The claimant successfully appealed to the Employment Appeal Tribunal (EAT). The claimant’s case was that the respondent had manufactured a position in which another employee had been recruited to replace her and another, being part-time employees.  The claimant argued that the redundancy process followed by the respondent was unfair and precipitated her request to be made redundant as she knew she would be dismissed.

The EAT held that the ET had failed to engage with the claimant’s case and focused solely on the respondent’s decision to accept her request for redundancy, overlooking the background that had led to the claimant’s claim.  The EAT found that the ET had not considered the claimant’s supporting documents and had failed to take her case at its highest, which is required when an ET is considering if a claim should be struck out.  The EAT concluded that it had been impossible for the ET to determine that the claimant’s case had no reasonable prospect of success. 
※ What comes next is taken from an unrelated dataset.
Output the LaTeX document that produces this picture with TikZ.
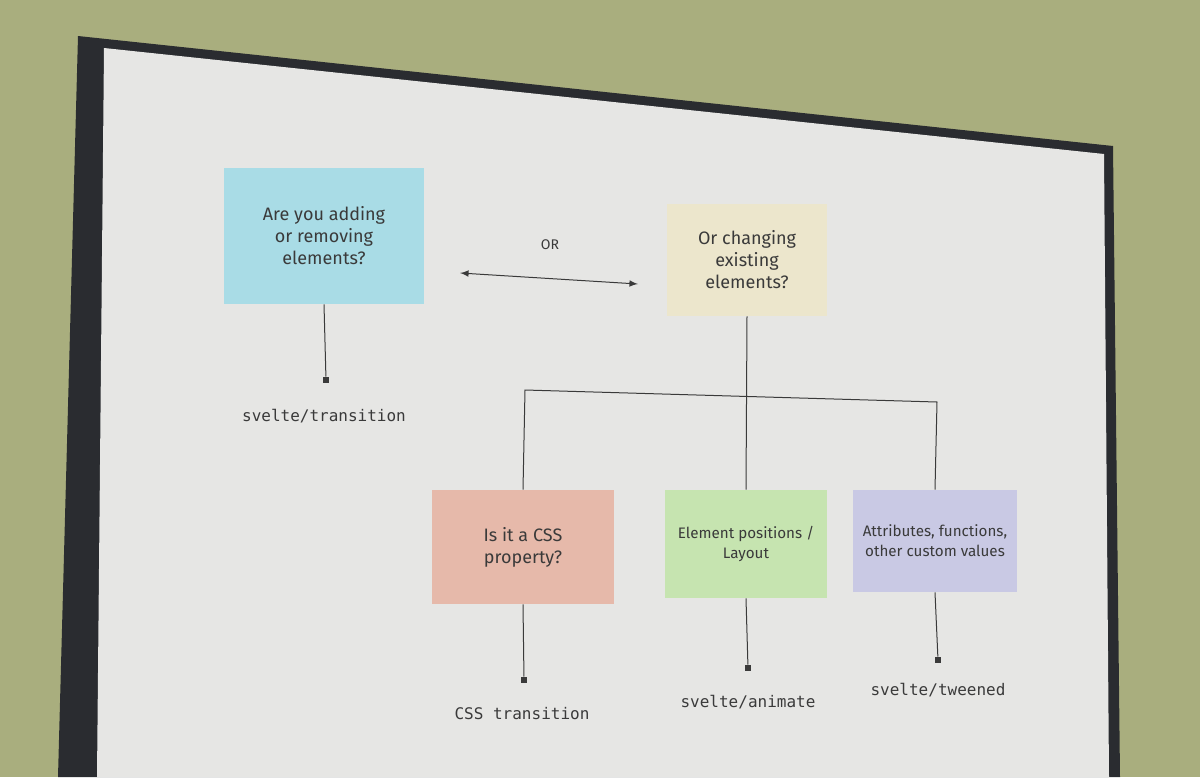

There was a dispute between the parties regarding the chronology leading to the claim. The respondent argued that the claimant had been offered an alternative role but had refused to engage with the proposal and instead insisted she be made redundant.  In order to fairly determine the claimant’s unfair dismissal claim, the ET should have engaged with the claimant’s wider case on the redundancy process which led to her dismissal.  The key consideration here is that a claim should not be struck out when central facts are in dispute. 

The takeaway points from this case are:

  1. You can claim unfair dismissal even if you have put in a request for redundancy;
  2. The ET does not always get it right.